The Women Behind "The Women" (10:00) is a hybrid PSA for girls' self esteem issues/behind the scenes featurette. After an intro from English, we are introduced to "Junior Journalist" Cammy Nelson. Cammy visits the Boston set of the film to meet and interview the cast and crew and ostensibly answer the question "What is real beauty?" Cammy narrates her journey with extensive behind the scenes footage mixed with interviews of English, Pearman, production designer Jane Musky, makeup department head Julie Hewett, Ryan, Bening Messing, Smith, and Ennenga. The whole thing is tied into the Dove [yes, the soap company] Campaign for Real Beauty, and boils down to a superficial message that each of us has our own beauty. This is not something viewers are likely to watch twice, but it provides the only behind the scenes glimpses of the crew on the disc, so it might be worth watching once.
Additional Scenes (6:24 w/Play All) is a collection of two substantial deleted scenes that can be viewed either separately or together via a 'Play All" selection
- Going Through the Guilty Stage (1:25) features Crystal and her friends at her apartment discussing developments in her relationship with Mary's husband and her new gig as a soap opera actress
- Who Are You, Mary? (4:58) Greatly extends the scene where Mary and Leah share a joint at the health getaway to include a story beat where Sylvia drives up to see her to apologize for her part in some gossip that was printed about her which leads in to a disastrous attempt by a reconciliatory-minded Mary to call her husband. This scene might have helped the film since in the final cut, Mary's forgiveness of Sylvia for the gossip incident seems so immediate and abrupt that one wonders why the incident was included.

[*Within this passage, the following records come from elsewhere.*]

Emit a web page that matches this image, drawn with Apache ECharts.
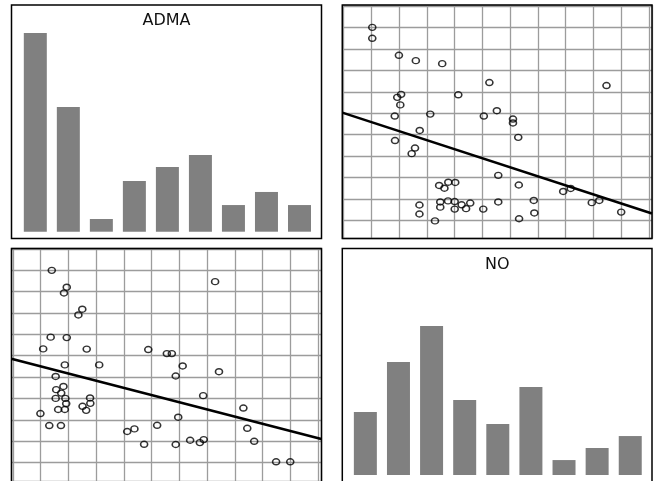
<!DOCTYPE html>
<html><head><meta charset="utf-8">
<script src="https://cdn.jsdelivr.net/npm/echarts@6/dist/echarts.min.js"></script>
<style>html,body{margin:0;padding:0;background:#fff}#c{width:655px;height:481px}</style>
</head><body><div id="c"></div>
<script>
// paired observations (grid units)
const admaVals = [0.40,6.29,0.94,0.84,1.50,1.36,0.36,0.94,0.09,1.66,3.88,4.55,4.73,0.87,2.11,5.12,6.43,0.54,4.87,0.82,0.56,0.74,0.54,0.89,1.78,0.92,1.79,1.51,5.86,0.63,0.87,1.64,-0.01,7.31,4.96,0.31,0.73,4.20,3.12,3.38,7.45,3.73,4.87,5.39,5.74,5.88,7.70,8.49,9.00];
const noVals   = [9.00,8.47,8.21,7.94,7.18,6.91,5.87,5.85,5.32,5.31,5.29,5.10,5.10,4.57,4.57,4.52,4.25,4.03,4.05,3.56,3.41,3.25,3.00,3.00,3.02,2.76,2.77,2.63,3.13,2.48,2.48,2.44,2.29,2.55,2.12,1.73,1.73,1.74,1.45,1.57,1.60,0.85,0.84,1.04,0.93,1.07,0.99,0.03,0.03];
// histogram bins
const binLabels = ['1','2','3','4','5','6','7','8','9'];
const admaCounts = [15.96,10.01,1.02,4.07,5.19,6.16,2.14,3.19,2.14];
const noCounts   = [5.06,9.08,11.97,6.02,4.10,7.07,1.20,2.17,3.13];
// fitted lines (end points)
const fitAdmaOnNo = [[-1.05,5.03],[10.11,0.33]];   // x = NO, y = ADMA
const fitNoOnAdma = [[-1.06,4.86],[10.12,1.10]];   // x = ADMA, y = NO
const titles = ['ADMA','NO'];

const chart = echarts.init(document.getElementById('c'));
const grayLine = {show:true, lineStyle:{color:'#9c9c9c', width:1.3}};
const hid = {axisLabel:{show:false}, axisTick:{show:false}, axisLine:{show:false}};
function valAxis(gi, min, max){
  return Object.assign({type:'value', gridIndex:gi, min:min, max:max, splitNumber:11,
    minInterval:1, maxInterval:1, splitLine:grayLine}, hid);
}
const ptStyle = {color:'transparent', borderColor:'#000', borderWidth:1.5};
const option = {
  animation:false,
  grid:[
    {left:18.8, top:5, width:297.2, height:226.7},
    {left:342.3, top:5, width:309.7, height:233.5},
    {left:11.3, top:248.6, width:310, height:233.5},
    {left:348.8, top:248.5, width:298, height:226.5}
  ],
  xAxis:[
    Object.assign({type:'category', gridIndex:0, data:binLabels, splitLine:{show:false}}, hid),
    valAxis(1, -1.05, 10.11),
    valAxis(2, -1.06, 10.12),
    Object.assign({type:'category', gridIndex:3, data:binLabels, splitLine:{show:false}}, hid)
  ],
  yAxis:[
    Object.assign({type:'value', gridIndex:0, min:0, max:18.2, splitLine:{show:false}}, hid),
    valAxis(1, -0.83, 10.04),
    valAxis(2, -0.87, 10.02),
    Object.assign({type:'value', gridIndex:3, min:0, max:18.2, splitLine:{show:false}}, hid)
  ],
  series:[
    {type:'bar', xAxisIndex:0, yAxisIndex:0, data:admaCounts, barWidth:23, itemStyle:{color:'#808080'}},
    {type:'scatter', xAxisIndex:1, yAxisIndex:1, data:noVals.map((n,i)=>[n, admaVals[i]]),
      symbol:'circle', symbolSize:[7,6], itemStyle:ptStyle},
    {type:'line', xAxisIndex:1, yAxisIndex:1, data:fitAdmaOnNo, symbol:'none',
      lineStyle:{color:'#000', width:2.6}},
    {type:'scatter', xAxisIndex:2, yAxisIndex:2, data:admaVals.map((a,i)=>[a, noVals[i]]),
      symbol:'circle', symbolSize:[7,6], itemStyle:ptStyle},
    {type:'line', xAxisIndex:2, yAxisIndex:2, data:fitNoOnAdma, symbol:'none',
      lineStyle:{color:'#000', width:2.6}},
    {type:'bar', xAxisIndex:3, yAxisIndex:3, data:noCounts, barWidth:23, itemStyle:{color:'#808080'}}
  ],
  graphic:[
    {type:'rect', z:100, shape:{x:11.5, y:5, width:310, height:233.5}, style:{fill:'none', stroke:'#000', lineWidth:1.5}},
    {type:'rect', z:100, shape:{x:342.3, y:5, width:309.7, height:233.5}, style:{fill:'none', stroke:'#000', lineWidth:1.5}},
    {type:'rect', z:100, shape:{x:11.5, y:248.6, width:310, height:240}, style:{fill:'none', stroke:'#000', lineWidth:1.5}},
    {type:'rect', z:100, shape:{x:342.3, y:248.6, width:309.7, height:240}, style:{fill:'none', stroke:'#000', lineWidth:1.5}},
    {type:'text', z:100, x:166.5, y:21, style:{text:titles[0], font:'16px "DejaVu Sans"', fill:'#111', textAlign:'center', textVerticalAlign:'middle'}},
    {type:'text', z:100, x:497.2, y:264.5, style:{text:titles[1], font:'16px "DejaVu Sans"', fill:'#111', textAlign:'center', textVerticalAlign:'middle'}}
  ]
};
chart.setOption(option);
</script></body></html>
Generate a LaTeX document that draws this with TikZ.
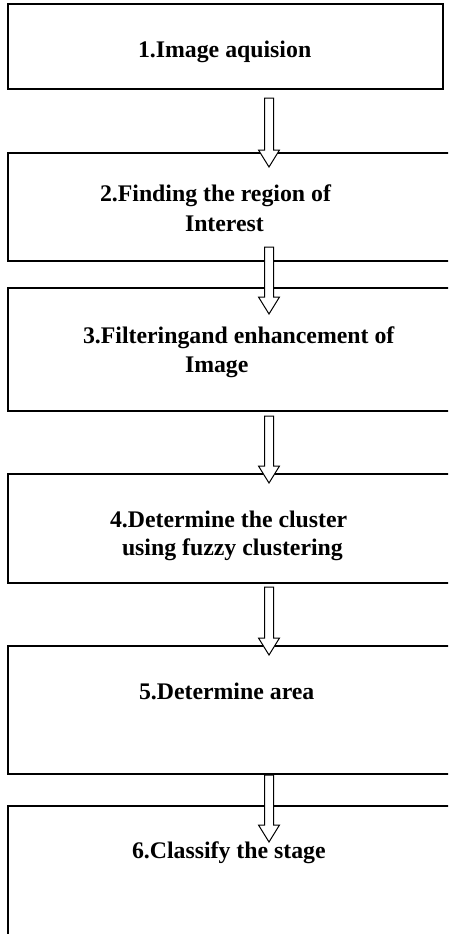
\documentclass[tikz,border=0pt]{standalone}
\usepackage{fontspec}
\setmainfont{Liberation Serif}
\usetikzlibrary{calc}
\tikzset{
  stepbox/.style={draw=black, line width=2pt, rectangle, inner sep=0pt, outer sep=0pt, anchor=north west},
  steptext/.style={anchor=base west, inner sep=0pt, outer sep=0pt, font=\bfseries\fontsize{23.8}{28}\selectfont},
  hollowarrow/.style={draw=black, fill=white, line width=1pt, line join=miter}
}
\newcommand{\blockarrow}[2]{%
  \path[hollowarrow] ($(#1)+(-4.5,0)$) -- ($(#1)+(4.5,0)$) -- ($(#2)+(4.5,-17)$) -- ($(#2)+(10.5,-17)$) -- (#2) -- ($(#2)+(-10.5,-17)$) -- ($(#2)+(-4.5,-17)$) -- cycle;}
\begin{document}
\begin{tikzpicture}[x=1pt,y=-1pt]
\useasboundingbox (0,0) rectangle (448,934);
\clip (0,0) rectangle (448,934);
\fill[white] (0,0) rectangle (448,934);
% boxes
\node[stepbox, minimum width=435pt, minimum height=85pt] (b1) at (8,4) {};
\node[stepbox, minimum width=460pt, minimum height=108pt] (b2) at (8,153) {};
\node[stepbox, minimum width=460pt, minimum height=123pt] (b3) at (8,288) {};
\node[stepbox, minimum width=460pt, minimum height=109pt] (b4) at (8,474) {};
\node[stepbox, minimum width=460pt, minimum height=128pt] (b5) at (8,646) {};
\node[stepbox, minimum width=460pt, minimum height=160pt] (b6) at (8,806) {};
% texts
\node[steptext] (t1) at (138,58) {1.Image aquision};
\node[steptext] (t2a) at (100,201) {2.Finding the region of};
\node[steptext] (t2b) at (185,231) {Interest};
\node[steptext] (t3a) at (83,343) {3.Filteringand enhancement of};
\node[steptext] (t3b) at (185,372) {Image};
\node[steptext] (t4a) at (110,527) {4.Determine the cluster};
\node[steptext] (t4b) at (122,555) {using fuzzy clustering};
\node[steptext] (t5) at (139,699) {5.Determine area};
\node[steptext] (t6) at (132,858) {6.Classify the stage};
% arrow coordinates
\coordinate (a1s) at (269,98);  \coordinate (a1e) at (269,167);
\coordinate (a2s) at (269,247); \coordinate (a2e) at (269,314);
\coordinate (a3s) at (269,416); \coordinate (a3e) at (269,483);
\coordinate (a4s) at (269,587); \coordinate (a4e) at (269,655);
\coordinate (a5s) at (269,775); \coordinate (a5e) at (269,842);
\blockarrow{a1s}{a1e}
\blockarrow{a2s}{a2e}
\blockarrow{a3s}{a3e}
\blockarrow{a4s}{a4e}
\blockarrow{a5s}{a5e}
\end{tikzpicture}
\end{document}
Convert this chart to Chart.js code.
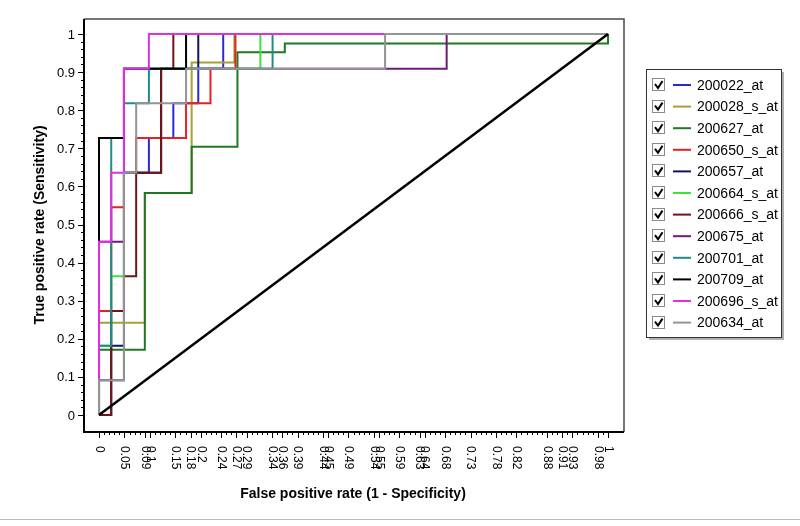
<!DOCTYPE html>
<html>
<head>
<meta charset="utf-8">
<script src="https://cdn.jsdelivr.net/npm/chart.js@4/dist/chart.umd.min.js"></script>
<style>
html,body{margin:0;padding:0;background:#fff;}
canvas{display:block;}
</style>
</head>
<body>
<canvas id="c" width="800" height="526"></canvas>
<script>
// ---- data (FPR, TPR) pairs ----
const s200022_at   = [[0,0],[0,0.091],[0.049,0.091],[0.049,0.636],[0.098,0.636],[0.098,0.727],[0.146,0.727],[0.146,0.818],[0.195,0.818],[0.195,0.909],[0.244,0.909],[0.244,1],[1,1]];
const s200028_s_at = [[0,0],[0,0.242],[0.09,0.242],[0.09,0.583],[0.182,0.583],[0.182,0.925],[0.266,0.925],[0.266,1],[1,1]];
const s200627_at   = [[0,0],[0,0.171],[0.09,0.171],[0.09,0.583],[0.182,0.583],[0.182,0.704],[0.272,0.704],[0.272,0.952],[0.365,0.952],[0.365,0.975],[1,0.975],[1,1]];
const s200650_s_at = [[0,0],[0,0.273],[0.024,0.273],[0.024,0.545],[0.049,0.545],[0.049,0.636],[0.073,0.636],[0.073,0.727],[0.171,0.727],[0.171,0.818],[0.219,0.818],[0.219,0.909],[0.268,0.909],[0.268,1],[1,1]];
const s200657_at   = [[0,0],[0.024,0],[0.024,0.182],[0.049,0.182],[0.049,0.636],[0.122,0.636],[0.122,0.909],[0.195,0.909],[0.195,1],[1,1]];
const s200664_s_at = [[0,0],[0,0.182],[0.024,0.182],[0.024,0.364],[0.049,0.364],[0.049,0.909],[0.317,0.909],[0.317,1],[1,1]];
const s200666_s_at = [[0,0],[0.024,0],[0.024,0.273],[0.049,0.273],[0.049,0.364],[0.073,0.364],[0.073,0.636],[0.122,0.636],[0.122,0.909],[0.146,0.909],[0.146,1],[1,1]];
const s200675_at   = [[0,0],[0,0.455],[0.049,0.455],[0.049,0.909],[0.683,0.909],[0.683,1],[1,1]];
const s200701_at   = [[0,0],[0,0.182],[0.024,0.182],[0.024,0.727],[0.049,0.727],[0.049,0.818],[0.098,0.818],[0.098,0.909],[0.341,0.909],[0.341,1],[1,1]];
const s200709_at   = [[0,0],[0,0.727],[0.049,0.727],[0.049,0.909],[0.171,0.909],[0.171,1],[1,1]];
const s200696_s_at = [[0,0],[0,0.455],[0.024,0.455],[0.024,0.636],[0.049,0.636],[0.049,0.909],[0.098,0.909],[0.098,1],[1,1]];
const s200634_at   = [[0,0],[0,0.091],[0.049,0.091],[0.049,0.636],[0.073,0.636],[0.073,0.818],[0.171,0.818],[0.171,0.909],[0.562,0.909],[0.562,1],[1,1]];
const diagonal     = [[0,0],[1,1]];

const seriesNames  = ["200022_at","200028_s_at","200627_at","200650_s_at","200657_at","200664_s_at","200666_s_at","200675_at","200701_at","200709_at","200696_s_at","200634_at"];
const seriesValues = [s200022_at,s200028_s_at,s200627_at,s200650_s_at,s200657_at,s200664_s_at,s200666_s_at,s200675_at,s200701_at,s200709_at,s200696_s_at,s200634_at];

const xTickValues = [0,0.05,0.09,0.1,0.15,0.18,0.2,0.24,0.27,0.29,0.34,0.36,0.39,0.44,0.45,0.49,0.54,0.55,0.59,0.63,0.64,0.68,0.73,0.78,0.82,0.88,0.91,0.93,0.98,1];
const xTickLabels = ["0","0.05","0.09","0.1","0.15","0.18","0.2","0.24","0.27","0.29","0.34","0.36","0.39","0.44","0.45","0.49","0.54","0.55","0.59","0.63","0.64","0.68","0.73","0.78","0.82","0.88","0.91","0.93","0.98","1"];
const yTickValues = [0,0.1,0.2,0.3,0.4,0.5,0.6,0.7,0.8,0.9,1];
const yTickLabels = ["0","0.1","0.2","0.3","0.4","0.5","0.6","0.7","0.8","0.9","1"];

const xTitle = "False positive rate (1 - Specificity)";
const yTitle = "True positive rate (Sensitivity)";

// ---- styles ----
const colors = ["#2a2ad0","#a8a032","#1f7a1f","#e42222","#14145e","#3ae23a","#6e1616","#6e1a78","#1f8c8c","#000000","#e22ee2","#949494"];
const FONT = '"Liberation Sans", Arial, sans-serif';

const datasets = seriesValues.map((s, i) => ({
  label: seriesNames[i],
  data: s.map(p => ({x: p[0], y: p[1]})),
  borderColor: colors[i],
  backgroundColor: colors[i],
  borderWidth: 2,
  pointRadius: 0,
  showLine: true,
  fill: false,
  tension: 0,
  order: seriesNames.length - i
}));
datasets.push({
  label: "diag",
  data: diagonal.map(p => ({x: p[0], y: p[1]})),
  borderColor: "#000",
  borderWidth: 2.5,
  pointRadius: 0,
  showLine: true,
  fill: false,
  order: 0
});

const decor = {
  id: 'decor',
  afterDraw(chart) {
    const ctx = chart.ctx;
    const xs = chart.scales.x, ys = chart.scales.y, a = chart.chartArea;
    ctx.save();
    // frame top/right
    ctx.strokeStyle = "#4a4a4a"; ctx.lineWidth = 1.5;
    ctx.beginPath();
    ctx.moveTo(a.left, a.top); ctx.lineTo(a.right, a.top); ctx.lineTo(a.right, a.bottom);
    ctx.stroke();
    // axes left/bottom
    ctx.strokeStyle = "#000"; ctx.lineWidth = 2;
    ctx.beginPath();
    ctx.moveTo(a.left, a.top); ctx.lineTo(a.left, a.bottom); ctx.lineTo(a.right, a.bottom);
    ctx.stroke();
    // y ticks
    ctx.lineWidth = 1;
    ctx.beginPath();
    for (let k = 0; k <= 50; k++) {
      const py = Math.round(ys.getPixelForValue(k / 50)) + 0.5;
      const len = (k % 5 === 0) ? 6 : 3;
      ctx.moveTo(a.left - len, py); ctx.lineTo(a.left, py);
    }
    ctx.stroke();
    ctx.fillStyle = "#000";
    ctx.font = "13px " + FONT;
    ctx.textAlign = "right"; ctx.textBaseline = "middle";
    yTickValues.forEach((v, i) => {
      ctx.fillText(yTickLabels[i], a.left - 9, ys.getPixelForValue(v) + 1);
    });
    // x ticks
    ctx.beginPath();
    for (let k = 0; k <= 100; k++) {
      const px = Math.round(xs.getPixelForValue(k / 100)) + 0.5;
      ctx.moveTo(px, a.bottom); ctx.lineTo(px, a.bottom + 3);
    }
    xTickValues.forEach(v => {
      const px = Math.round(xs.getPixelForValue(v)) + 0.5;
      ctx.moveTo(px, a.bottom); ctx.lineTo(px, a.bottom + 6);
    });
    ctx.stroke();
    ctx.font = "12px " + FONT;
    ctx.textAlign = "left"; ctx.textBaseline = "middle";
    xTickValues.forEach((v, i) => {
      ctx.save();
      ctx.translate(xs.getPixelForValue(v), a.bottom + 14);
      ctx.rotate(Math.PI / 2);
      ctx.fillText(xTickLabels[i], 0, 0);
      ctx.restore();
    });
    // titles
    ctx.font = "bold 14px " + FONT;
    ctx.textAlign = "center"; ctx.textBaseline = "middle";
    ctx.fillText(xTitle, 353, 494);
    ctx.save();
    ctx.translate(40, 225);
    ctx.rotate(-Math.PI / 2);
    ctx.fillText(yTitle, 0, 0);
    ctx.restore();
    // legend box
    const bx = 646, by = 69, bw = 135, bh = 268;
    ctx.fillStyle = "#b0b0b0";
    ctx.fillRect(bx + 3, by + 3, bw, bh);
    ctx.fillStyle = "#fff";
    ctx.fillRect(bx, by, bw, bh);
    ctx.strokeStyle = "#333"; ctx.lineWidth = 1;
    ctx.strokeRect(bx + 0.5, by + 0.5, bw, bh);
    ctx.font = "14px " + FONT;
    ctx.textAlign = "left"; ctx.textBaseline = "middle";
    seriesNames.forEach((n, i) => {
      const cy = 85 + i * 21.6;
      // checkbox
      ctx.strokeStyle = "#8a8a8a"; ctx.lineWidth = 1;
      ctx.strokeRect(652.5, Math.round(cy) - 6.5, 12, 12);
      ctx.strokeStyle = "#000"; ctx.lineWidth = 2;
      ctx.beginPath();
      ctx.moveTo(655, cy - 1); ctx.lineTo(658, cy + 3); ctx.lineTo(662.5, cy - 4);
      ctx.stroke();
      // line sample
      ctx.strokeStyle = colors[i]; ctx.lineWidth = 2;
      ctx.beginPath();
      ctx.moveTo(673, cy); ctx.lineTo(691, cy);
      ctx.stroke();
      ctx.fillStyle = "#000";
      ctx.fillText(n, 697, cy + 1);
    });
    // window bottom line
    ctx.strokeStyle = "#bbb"; ctx.lineWidth = 1;
    ctx.beginPath(); ctx.moveTo(0, 519.5); ctx.lineTo(800, 519.5); ctx.stroke();
    ctx.restore();
  }
};

new Chart(document.getElementById('c'), {
  type: 'scatter',
  data: { datasets },
  options: {
    responsive: false,
    animation: false,
    layout: { padding: { left: 84, top: 19, right: 176, bottom: 94 } },
    plugins: { legend: { display: false }, tooltip: { enabled: false }, title: { display: false } },
    scales: {
      x: { type: 'linear', min: -0.0295, max: 1.0314, display: false },
      y: { type: 'linear', min: -0.0446, max: 1.0394, display: false }
    }
  },
  plugins: [decor]
});
</script>
</body>
</html>
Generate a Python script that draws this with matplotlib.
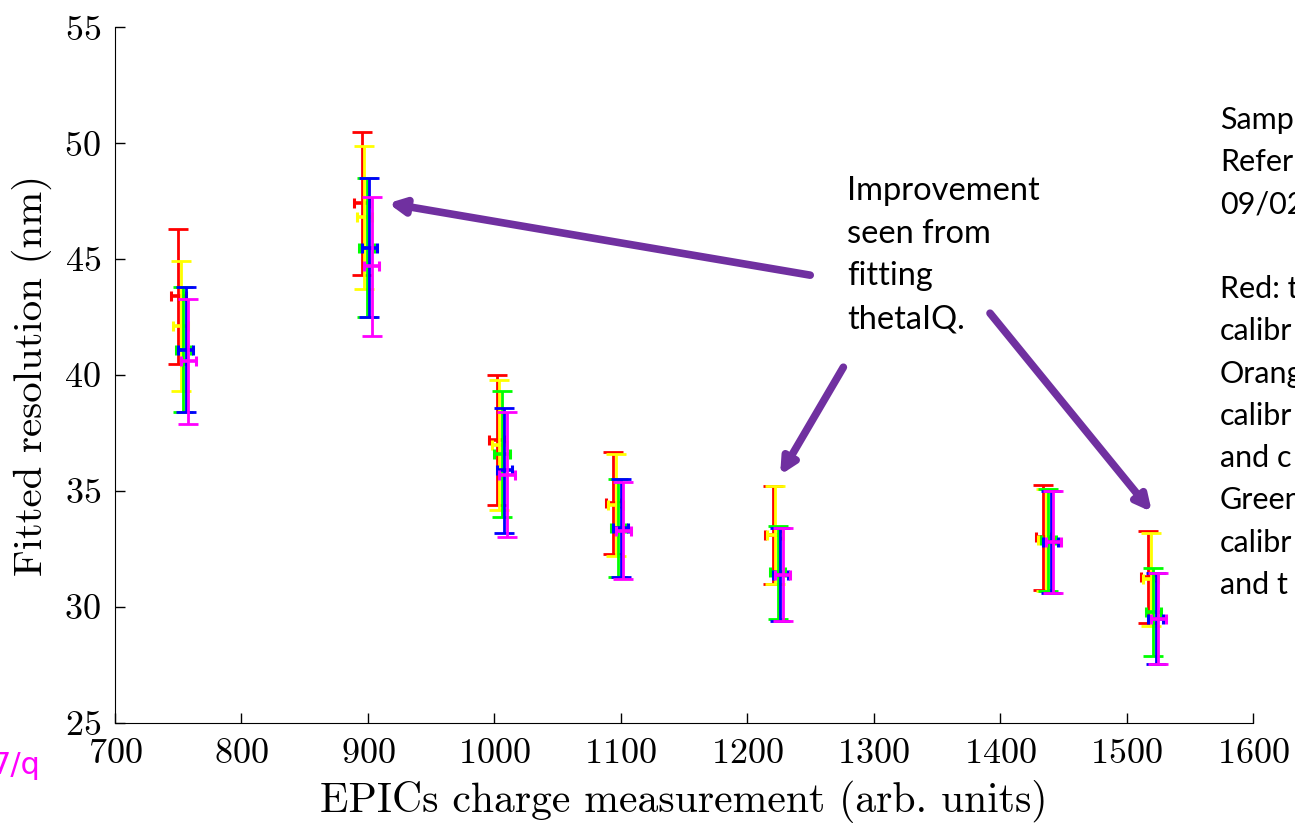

The double sided single layered DVD-10 disc is packaged in a standard Amaray case with a cover image that is as poorly photoshopped as it is heavily airbrushed. The 16:9 enhanced widescreen and reformatted 4:3 versions of the film are the only differences between the disc sides, which otherwise repeat identical promos and extras. An insert to the case offers an access code to download a reduced price digital copy for Windows XP/Vista PCs and Windows "Playsforsure" compatible portable devices.
Despite an impressive all-female cast, Diane English's modern updating of The Women miscalculates by dialing down the cattiness of its theatrical and cinematic predecessors without replacing it with anything as sharp or witty. It is presented on DVD with a bit-starved encoding that will not present well on large displays and a good rendering of the unambitious theatrical sound mix. Extras are modest, with the highlight being two substantial deleted scenes.